Multi-Modal Gene Therapy for Pancreatic Cancer Using Targeted Nanovectors
Pancreatic cancer is associated with very poor prognosis partly due to rapid invasion and metastasis. Novel clinically-translatable therapeutic strategies are necessary in order to effectively treat advanced stage pancreatic cancer. Although several gene therapy strategies have been tried, the major limitation is in the development of safe and effective delivery system for systemic administration.
To overcome systemic gene delivery challenges, we have developed novel non-condensing gelatin-based engineered nanovector systems (GENS) that can encapsulate plasmid DNA, protect against degradation in the systemic Circulation and during intra Cellular Transport , and Efficiently transfect in vitro and in vivo in an orthotopic human breast tumor xenograft model. The expressed soluble Flt-1 (VEGF-R1) was therapeutically effective in the treatment of orthotopic human breast adenocarcinoma. Based on these impressive preliminary observations, we propose to use epidermal growth factor receptor (EGFR)-targeted long-circulating GENS encapsulated with wt-p53 and sFlt-1 encoding plasmids for single and combination gene therapy in pancreatic cancer. EGFR is over-expressed in approximately 50% pancreatic cancer and is a predictive indicator of tumor metastasis and resistance to chemo- and radio-therapy.
Our hypothesis is that wt-p53 transfection will suppress tumor growth, induce apoptosis, and provide the “bystander effect”, while the expressed sFlt-1 will lead to anti-angiogenic effect and prevent secondary metastasis.
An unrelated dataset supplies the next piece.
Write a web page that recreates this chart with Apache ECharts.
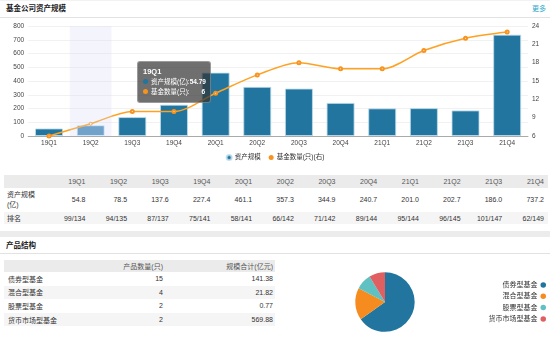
<!DOCTYPE html>
<html>
<head>
<meta charset="utf-8">
<script src="https://cdn.jsdelivr.net/npm/echarts@6/dist/echarts.min.js"></script>
<style>
  html, body { margin: 0; padding: 0; background: #fff; }
  body { width: 550px; height: 337px; position: relative; overflow: hidden;
         font-family: "Liberation Sans", "Noto Sans CJK SC", sans-serif; color: #333; }
  .bar-head { position: absolute; left: 0; top: 0; width: 550px; height: 16px;
              border-top: 1px solid #f2f2f2; border-bottom: 1px solid #e2e2e2; }
  .bar-head .t { position: absolute; left: 6px; top: 3px; font-size: 7.5px; font-weight: bold; color: #222; line-height: 10px; }
  .bar-head .more { position: absolute; right: 4px; top: 3px; font-size: 7px; color: #2aa7c9; line-height: 10px; }
  #trend { position: absolute; left: 0; top: 17px; width: 550px; height: 152px; }
  table { border-collapse: collapse; table-layout: fixed; position: absolute; }
  td, th { padding: 0 4px 0 3px; font-weight: normal; white-space: nowrap; overflow: hidden; }
  #quarterTable { left: 4px; top: 175px; width: 544px; font-size: 7px; }
  #quarterTable th { background: #ebebeb; color: #555; text-align: right; height: 13px; }
  #quarterTable td { text-align: right; color: #333; }
  #quarterTable td.lbl, #quarterTable th.lbl { text-align: left; }
  #quarterTable tr.r1 td { height: 24px; line-height: 10px; }
  #quarterTable tr.r2 td { height: 12px; background: #f5f5f5; }
  .sep { position: absolute; left: 0; top: 231px; width: 550px; height: 6px; background: #ececec; }
  .sec-head { position: absolute; left: 0; top: 238px; width: 550px; height: 15px; border-bottom: 1px solid #e2e2e2; }
  .sec-head .t { position: absolute; left: 6px; top: 3px; font-size: 7.5px; font-weight: bold; color: #222; line-height: 10px; }
  #productTable { left: 4px; top: 260px; width: 271px; font-size: 7px; }
  #productTable th { background: #ebebeb; color: #555; text-align: right; height: 12px; }
  #productTable td { height: 13.6px; text-align: right; color: #333; padding-right: 2px; }
  #productTable th { padding-right: 2px; }
  #productTable td.lbl { text-align: left; padding-left: 4px; }
  #productTable tr.even td { background: #f5f5f5; }
  #structure { position: absolute; left: 275px; top: 253px; width: 275px; height: 84px; }
</style>
</head>
<body>
<div class="bar-head"><span class="t">基金公司资产规模</span><span class="more">更多</span></div>
<div id="trend"></div>
<table id="quarterTable"></table>
<div class="sep"></div>
<div class="sec-head"><span class="t">产品结构</span></div>
<table id="productTable"></table>
<div id="structure"></div>

<script>
// Quarterly company figures
const quarters = ['19Q1', '19Q2', '19Q3', '19Q4', '20Q1', '20Q2', '20Q3', '20Q4', '21Q1', '21Q2', '21Q3', '21Q4'];
const assetScale = [54.79, 78.5, 137.6, 227.4, 461.1, 357.3, 344.9, 240.7, 201.0, 202.7, 186.0, 737.2];
const fundCount = [6, 8, 10, 10, 13, 16, 18, 17, 17, 20, 22, 23];
const rankText = ['99/134', '94/135', '87/137', '75/141', '58/141', '66/142', '71/142', '89/144', '95/144', '96/145', '101/147', '62/149'];

// Product structure
const productTypes = ['债券型基金', '混合型基金', '股票型基金', '货币市场型基金'];
const productCount = [15, 4, 2, 2];
const productScale = [141.38, 21.82, 0.77, 569.88];

const BLUE = '#21759f';
const ORANGE = '#f7931e';
const FONT = '"Liberation Sans", "Noto Sans CJK SC", sans-serif';

// ---- quarterly table ----
(function () {
  const t = document.getElementById('quarterTable');
  let html = '<colgroup><col style="width:43.7px">' + quarters.map(() => '<col style="width:41.69px">').join('') + '</colgroup>';
  html += '<tr><th class="lbl"></th>' + quarters.map(q => '<th>' + q + '</th>').join('') + '</tr>';
  html += '<tr class="r1"><td class="lbl">资产规模<br>(亿)</td>' + assetScale.map(v => '<td>' + v.toFixed(1) + '</td>').join('') + '</tr>';
  html += '<tr class="r2"><td class="lbl">排名</td>' + rankText.map(r => '<td>' + r + '</td>').join('') + '</tr>';
  t.innerHTML = html;
})();

// ---- product table ----
(function () {
  const t = document.getElementById('productTable');
  let html = '<colgroup><col style="width:70px"><col style="width:91px"><col style="width:110px"></colgroup>';
  html += '<tr><th></th><th>产品数量(只)</th><th>规模合计(亿元)</th></tr>';
  productTypes.forEach((name, i) => {
    html += '<tr class="' + (i % 2 ? 'even' : 'odd') + '"><td class="lbl">' + name + '</td><td>' +
      productCount[i] + '</td><td>' + productScale[i].toFixed(2) + '</td></tr>';
  });
  t.innerHTML = html;
})();

// ---- asset scale / fund count chart ----
const trend = echarts.init(document.getElementById('trend'));

function tipHtml(i) {
  const dot = c => '<span style="display:inline-block;width:5px;height:5px;border-radius:50%;background:' + c + ';margin-right:3px;vertical-align:0"></span>';
  return '<div style="font-family:' + FONT.replace(/"/g, "'") + ';width:62px">' +
    '<div style="font-weight:bold;font-size:7.5px;line-height:11px">' + quarters[i] + '</div>' +
    '<div style="display:flex;justify-content:space-between;line-height:10px;font-size:6.5px"><span>' + dot(BLUE) + '资产规模(亿):</span><b>' + assetScale[i] + '</b></div>' +
    '<div style="display:flex;justify-content:space-between;line-height:10px;font-size:6.5px"><span>' + dot(ORANGE) + '基金数量(只):</span><b>' + fundCount[i] + '</b></div>' +
    '</div>';
}

trend.setOption({
  animation: false,
  textStyle: { fontFamily: FONT },
  grid: { left: 28.2, right: 22, top: 9, bottom: 33 },
  legend: {
    bottom: 3,
    left: 'center',
    icon: 'circle',
    itemWidth: 5,
    itemHeight: 5,
    itemGap: 8,
    textStyle: { fontSize: 6.5, color: '#333', padding: [0, 0, 0, -2] },
    data: ['资产规模', '基金数量(只)(右)']
  },
  tooltip: {
    trigger: 'axis',
    alwaysShowContent: true,
    transitionDuration: 0,
    position: [137, 44],
    axisPointer: { type: 'shadow', shadowStyle: { color: 'rgba(215,220,245,0.28)' } },
    backgroundColor: 'rgba(50,50,50,0.7)',
    borderColor: 'rgba(255,255,255,0.3)',
    borderWidth: 1,
    borderRadius: 3,
    padding: [4, 5, 5, 5],
    textStyle: { color: '#fff', fontSize: 7 },
    extraCssText: 'box-shadow:none;',
    // the box stays pinned on the first quarter
    formatter: () => tipHtml(0)
  },
  xAxis: {
    type: 'category',
    data: quarters,
    axisLine: { lineStyle: { color: '#aaa' } },
    axisTick: { length: 3, lineStyle: { color: '#aaa' } },
    axisLabel: { fontSize: 6.5, color: '#444', margin: 4 }
  },
  yAxis: [
    {
      type: 'value', min: 0, max: 800, interval: 100,
      axisLine: { show: false }, axisTick: { show: false },
      axisLabel: { fontSize: 6.5, color: '#444', margin: 4 },
      splitLine: { lineStyle: { color: '#f1f1f1' } }
    },
    {
      type: 'value', min: 6, max: 24, interval: 3,
      axisLine: { show: false }, axisTick: { show: false },
      axisLabel: { fontSize: 6.5, color: '#444', margin: 4 },
      splitLine: { show: false }
    }
  ],
  series: [
    {
      name: '资产规模',
      type: 'bar',
      data: assetScale,
      barWidth: 28,
      itemStyle: { color: BLUE, borderColor: 'rgba(190,220,235,0.8)', borderWidth: 1 },
      emphasis: { itemStyle: { color: '#4a8cba' } }
    },
    {
      name: '基金数量(只)(右)',
      type: 'line',
      yAxisIndex: 1,
      data: fundCount,
      smooth: 0.3,
      symbol: 'emptyCircle',
      symbolSize: 3,
      lineStyle: { color: ORANGE, width: 1.5 },
      itemStyle: { color: ORANGE, borderWidth: 1 },
      emphasis: { scale: false, focus: 'none', lineStyle: { width: 1.5 }, itemStyle: { borderWidth: 1 } }
    }
  ]
});
trend.dispatchAction({ type: 'showTip', seriesIndex: 0, dataIndex: 1 });
trend.dispatchAction({ type: 'highlight', seriesIndex: 0, dataIndex: 1 });

// ---- product structure pie ----
const structure = echarts.init(document.getElementById('structure'));
structure.setOption({
  animation: false,
  textStyle: { fontFamily: FONT },
  color: [BLUE, '#f68b1f', '#5fc1c1', '#e05f60'],
  legend: {
    orient: 'vertical',
    right: 4,
    top: 28,
    padding: 0,
    align: 'right',
    icon: 'circle',
    itemWidth: 5.5,
    itemHeight: 5.5,
    itemGap: 3.3,
    textStyle: { fontSize: 7, lineHeight: 8, color: '#333', width: 54, align: 'right', padding: [0, -2, 0, 0] },
    data: productTypes
  },
  series: [{
    type: 'pie',
    center: [110, 49],
    radius: 29.7,
    startAngle: 90,
    label: { show: false },
    labelLine: { show: false },
    data: productTypes.map((name, i) => ({ name, value: productCount[i] }))
  }]
});
</script>
</body>
</html>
This combination therapy, delivered with safe EGFR-targeted GENS, will be especially beneficial in advanced stages of pancreatic cancer without the harmful side effects.
The specific aims of this project are to: (1) formulate, using engineering design criteria, EGFR-targeted GENS for systemic p53 and sFlt-1 gene delivery; (2) evaluate uptake, cytotoxicity, and transfection in pancreatic adenocarcinoma (Panc-1 and Capan-1) cells; (3) examine the biodistribution, tumor uptake, and transfection in pancreatic adenocarcinoma-bearing nude mice upon systemic administration; (4) examine the therapeutic efficacy and prevention of metastasis in subcutaneous and orthotopic pancreatic adenocarcinoma-bearing nude mice, and (5) determine acute safety profile of systemically administered GENS. The results from this study are critical in order to adapt this clinically-translatable technology into the clinic for benefit to pancreatic cancer patients in the near future.